Apa jawab Yesus? “Kamu salah meminta!”. Apanya yang salah? Apakah duduk di kursi jabatan itu salah? Tidak, tidak salah! Itu baik saja. Hanya motivasinya yang perlu diluruskan. Konsekwensinya perlu diketahui. Apakah meminta jatah kursi itu salah? Tidak. Tidak salah! Hanya masalahnya mereka belum mengerti. Sadarkah mereka tanggungjawabnya apa yang mereka terima? Cawan penderitaan sebagai konsewensi sudah menghadang di muka? Namun luar biasa tekad kedua murid ini. Mereka berjanji “sanggup” untuk menerimanya. Sanggup membayar harganya! (Ay.38).

Lalu sikap kesepuluh murid yang lain? Oh, langsung reflek saja. Dikatakan dalam nas, mereka marah. Marah kepada kedua teman mereka itu. Oh, ya? Tapi bila diselidiki lebih dalam, sebenarnya mereka bukan benar-benar marah. Tapi pura-pura marah. Seakan mereka tak ikut terlibat. Cuci tangan istilahnya. Padahal sebelumnya mereka juga punya niat yang sama. Hanya sayang, kalah taktik, kalah cepat dengan kedua teman mereka. Oh, manusia! Dasar manusia! Kemarin bersama untuk tujuan yang sama. Hari ini koq jadi beda? Teman sendiri sudah jatuh malah ikut ditekan demi menyalamatkan diri sendiri? Ehem, sikap cari aman, cari muka. Gambaran kemanusiaan kita sungguh kentara terwakilkan dalam diri mereka! (Ay.40).

Untuk itulah Yesus memperingatkan para murid supaya mengenakan sifat-sifat hamba yang melayani. Sehingga kursi yang diduduki menjadi berarti dan bernilai tinggi. Bukan malah jadi lupa diri. Seperti yang diteladankan oleh Yesus sendiri, walau sebagai sang penguasa tertinggi pemilik alam semesta, justru meninggalkan kursi takhta-Nya, turun langsung ke lapangan untuk kerja. Mengambil rupa seorang hamba, menderita, bahkan taat sampai mati di kayu salib. Bukan dilayani, melainkan melayani, bahkan memberikan nyawa-Nya menjadi tebusan bagi banyak orang (Ay.44).

Mengenakan sifat-sifat "hamba", apa sih nikmatnya? Di sinilah masalahnya. Di sinilah sulitnya! Pasalnya? Apabila orang mau sungguh-sungguh mengenakan sifat-sifat "hamba" maka sekaligus ia harus berani berjalan pada jalan salib! Berjalan pada sebuah keberprilakuan solidaritas kemanusiaan secara utuh dan menyeluruh. Kenapa mesti jalan salib?
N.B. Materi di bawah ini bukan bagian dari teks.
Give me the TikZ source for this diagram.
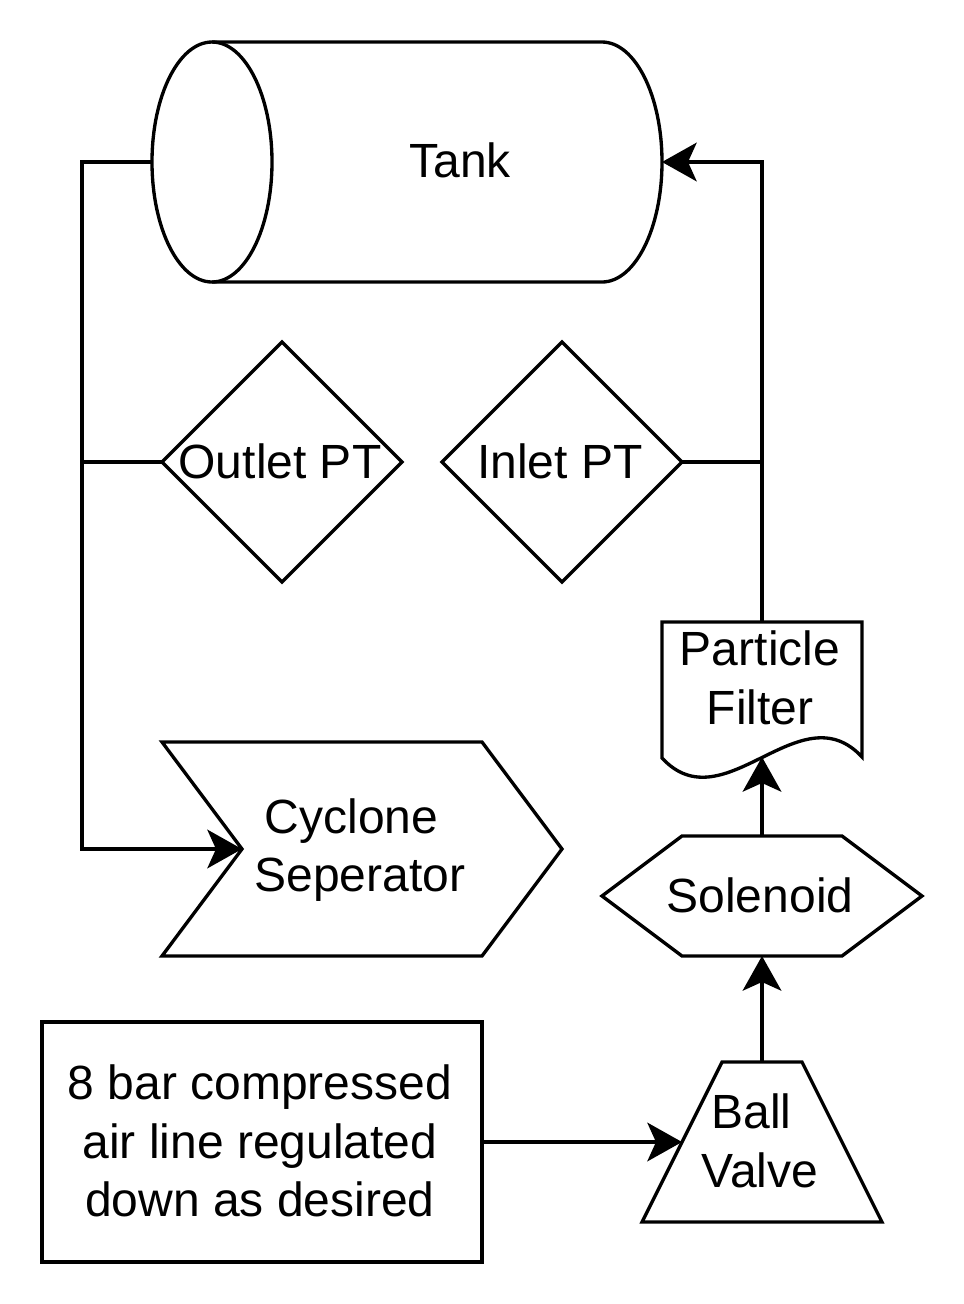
\documentclass[tikz,border=0pt]{standalone}
\usepackage{fontspec}
\setmainfont{Liberation Sans}
\usetikzlibrary{arrows.meta}
\begin{document}
\begin{tikzpicture}[x=0.75pt,y=-0.75pt,
  shp/.style={draw=black,line width=2.5pt,line join=miter},
  conn/.style={draw=black,line width=2.5pt},
  arr/.style={conn,-{Stealth[length=26pt,width=29pt,inset=6.5pt]}},
  lbl/.style={font=\fontsize{36}{44}\selectfont,align=center,inner sep=0pt}]
\useasboundingbox (0,0) rectangle (964,1304);
% Tank
\draw[shp] (212,42) -- (602,42) .. controls (635.1,42) and (662,95.7) .. (662,162)
  .. controls (662,228.3) and (635.1,282) .. (602,282) -- (212,282);
\draw[shp] (212,162) ellipse [x radius=45pt, y radius=90pt];
\node[lbl] (tank) at (460,160) {Tank};
\coordinate (tankL) at (152,162);
\coordinate (tankR) at (662,162);
% Outlet PT
\draw[shp] (162,462) -- (282,342) -- (402,462) -- (282,582) -- cycle;
\node[lbl] (outlet) at (280,461) {Outlet PT};
\coordinate (outletL) at (162,462);
% Inlet PT
\draw[shp] (442,462) -- (562,342) -- (682,462) -- (562,582) -- cycle;
\node[lbl] (inlet) at (560,461) {Inlet PT};
\coordinate (inletR) at (682,462);
% Particle filter
\draw[shp] (662,758) -- (662,622) -- (862,622) -- (862,757)
  .. controls (800,690) and (724,825) .. (662,758) -- cycle;
\node[lbl] (filter) at (760,678) {Particle\\Filter};
\coordinate (filterT) at (762,622);
\coordinate (filterB) at (762,757);
% Solenoid
\draw[shp] (602,896) -- (682,836) -- (842,836) -- (922,896) -- (842,956) -- (682,956) -- cycle;
\node[lbl] (solenoid) at (760,895) {Solenoid};
\coordinate (solT) at (762,836);
\coordinate (solB) at (762,956);
% Cyclone separator
\draw[shp] (162,742) -- (482,742) -- (562,849) -- (482,956) -- (162,956) -- (242,849) -- cycle;
\node[lbl] (cyclone) at (360,850) {\mbox{Cyclone\hspace{0.35em}}\\Seperator};
\coordinate (cycL) at (242,849);
% Air line box
\draw[shp] (42,1022) rectangle (482,1262);
\node[lbl] (air) at (260,1141) {8 bar compressed\\air line regulated\\down as desired};
\coordinate (airR) at (482,1142);
% Ball valve
\draw[shp] (642,1222) -- (722,1062) -- (802,1062) -- (882,1222) -- cycle;
\node[lbl] (ball) at (760,1141) {\mbox{Ball\hspace{0.35em}}\\Valve};
\coordinate (ballT) at (762,1062);
\coordinate (ballL) at (682,1142);
% Connectors
\coordinate (c1) at (82,162);
\coordinate (c2) at (82,849);
\coordinate (c3) at (82,462);
\coordinate (c4) at (762,462);
\coordinate (c5) at (762,162);
\draw[arr] (tankL) -- (c1) -- (c2) -- (cycL);
\draw[conn] (c3) -- (outletL);
\draw[conn] (inletR) -- (c4);
\draw[arr] (filterT) -- (c5) -- (tankR);
\draw[arr] (solT) -- (filterB);
\draw[arr] (ballT) -- (solB);
\draw[arr] (airR) -- (ballL);
\end{tikzpicture}
\end{document}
Karena hanya jalan saliblah jalan satu-satunya yang telah teruji kualitas kemapanannya untuk sebuah solidaritas. Tak ada jalan lain. Toh pun ada jalan lain, pastilah jalan pintas namanya! (Ay.45).

Gaya hidup kehambaan adalah gaya hidup berteladankan Yesus sendiri dengan komitmen penuh bersedia merendahkan diri, mengabdi. Turun dari kursi ketinggian yang mengawan-awan. Hadir dan berada di tengah-tengah pergumulan manusia nyata. Berjuang untuk kehidupan manusia yang lebih manusiawi. Bukan sebaliknya, untuk menjadi berkuasa, memerintah dengan tangan besi, semakin meninggi mangawang-awang membangun kekuatan bagi pemuliaan diri sendiri!
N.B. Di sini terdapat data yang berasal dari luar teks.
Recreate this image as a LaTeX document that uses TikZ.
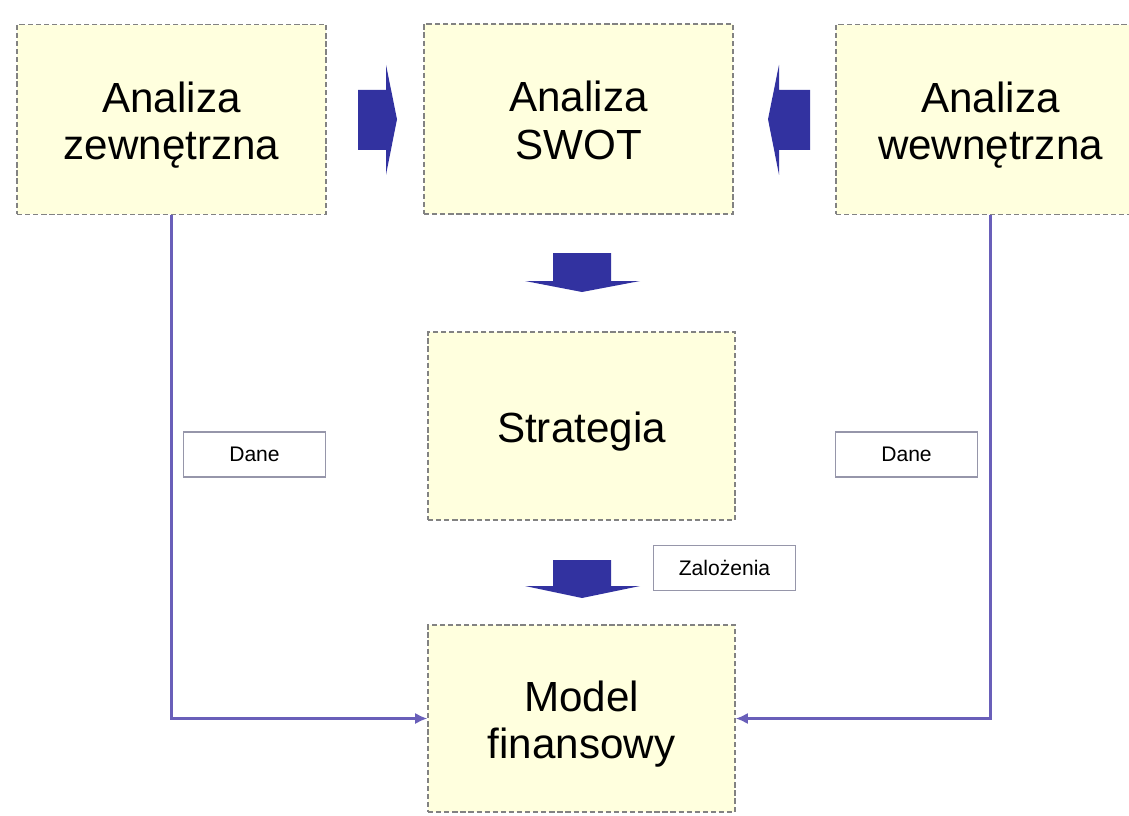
\documentclass[tikz,border=0pt]{standalone}
\usepackage{fontspec}
\setmainfont{Liberation Sans}
\usetikzlibrary{arrows.meta,calc}
\definecolor{boxfill}{RGB}{255,255,222}
\definecolor{boxline}{RGB}{130,130,130}
\definecolor{labline}{RGB}{150,150,170}
\definecolor{blockblue}{RGB}{50,50,160}
\definecolor{linkcol}{RGB}{105,95,185}
\newcommand{\tstrut}{\rule{0pt}{27pt}}
\begin{document}
\begin{tikzpicture}[x=0.02cm,y=-0.02cm,
  bigbox/.style={draw=boxline,fill=boxfill,line width=0.8pt,dash pattern=on 3pt off 1.6pt,
    minimum width=6.18cm,minimum height=3.8cm,inner sep=0pt,align=center,
    font=\fontsize{24}{27}\selectfont},
  labelbox/.style={draw=labline,fill=white,line width=0.6pt,minimum width=2.84cm,
    minimum height=0.9cm,inner sep=0pt,font=\fontsize{12}{14}\selectfont},
  blockarrow/.style={fill=blockblue,draw=none},
  link/.style={draw=linkcol,line width=1.7pt,-{Latex[length=7pt,width=6.5pt]}}]
\useasboundingbox (0,0) rectangle (1129,815);
\begin{scope}
\clip (0,0) rectangle (1129,815);
\node[bigbox] (ext) at (171.5,119.5) {\tstrut Analiza\\zewnętrzna\strut};
\node[bigbox] (swot) at (578.5,119) {\tstrut Analiza\\SWOT\strut};
\node[bigbox] (int) at (990.5,119.5) {\tstrut Analiza\\wewnętrzna\strut};
\node[bigbox,minimum width=6.14cm,minimum height=3.76cm] (strat) at (581.5,426) {\tstrut Strategia\strut};
\node[bigbox,minimum width=6.14cm,minimum height=3.74cm] (model) at (581.5,718.5) {\tstrut Model\\finansowy\strut};
\end{scope}
% block arrows
\coordinate (a1) at ($(ext.east)!0.5!(swot.west)$);
\fill[blockarrow] ($(a1)+(-17,-29.5)$) -- ++(28,0) -- ++(0,-25) -- ($(a1)+(22,0)$)
  -- ($(a1)+(11,55.5)$) -- ++(0,-25) -- ++(-28,0) -- cycle;
\coordinate (a2) at ($(swot.east)!0.5!(int.west)$);
\fill[blockarrow] ($(a2)+(25.5,-29.5)$) -- ++(-31,0) -- ++(0,-25) -- ($(a2)+(-16.5,0)$)
  -- ($(a2)+(-5.5,55.5)$) -- ++(0,-25) -- ++(31,0) -- cycle;
\coordinate (a3) at (582,253);
\fill[blockarrow] ($(a3)+(-29,0)$) -- ++(0,28) -- ++(-28,0) -- ($(a3)+(0,39)$)
  -- ($(a3)+(58,28)$) -- ++(-29,0) -- ++(0,-28) -- cycle;
\coordinate (a4) at (582,560);
\fill[blockarrow] ($(a4)+(-29,0)$) -- ++(0,26) -- ++(-28,0) -- ($(a4)+(0,38)$)
  -- ($(a4)+(58,26)$) -- ++(-29,0) -- ++(0,-26) -- cycle;
% connectors
\draw[link] (ext.south) |- (model.west);
\draw[link] (int.south) |- (model.east);
% labels
\node[labelbox] (dl) at (254.5,454.5) {Dane};
\node[labelbox] (dr) at (906.5,454.5) {Dane};
\node[labelbox] (zal) at (724.5,568) {Zalożenia};
\end{tikzpicture}
\end{document}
Apakah meminta jatah kursi itu dosa? Tidak! Hanya masalahnya, dalam dunia nyata, tidak jarang kursi digunakan sebagai sarana pemasyuran diri pribadi. Kekuasaan lalu menjadi tujuan. Dalam keadaan demikian, nilai-nilai pengabdian dan pelayanan sering menjadi persoalan. Sebab itu dapat kita mengerti jika untuk sebuah kekuasaan, kemashuran serta ketenaran, orang bersedia mengorbankan apa saja untuk meraihnya. Bahkan mengorbankan orang lain kalau perlu. Demi meraup sejumput kekuasaan dan kehormatan, orang tak segan-segan melepaskan seberapa yang ada di tangan, tetapi tidak di kantong-kantong persembahan. Sikap seperti ini yang Yesus peringatkan.

Kursi menjadi berarti bila menjadi titik berangkat peran pengabdian bagi kemanusiaan dijalankan. Hadir dan berjuang untuk kehidupan yang lebih manusiawi. Hadir di tengah-tengah pergumulan manusia nyata. Bagi pembebasan kemanusiaan dari kepekatan dosa. Dari segala macam penderitaan, ketidakadilan, maupun dari berbagai bentuk pelecehan kemanusiaan. Disitulah nilai atau bobot kursi yang diduduki. Di situlah kehormatan dan kemuliaan kita yang sesungguhnya dijumpai. Dengan kata lain, bahwa segala bentuk kehormatan dan kemuliaan itu baru memiliki nilai apabila kursi yang kita duduki, kita tempatkan pada aras yang setara dengan pengabdian, dalam pelayanan, kerja dan karsa yang dilandasi kerendahan hati, ketulusan, dan ketaatan. Amin!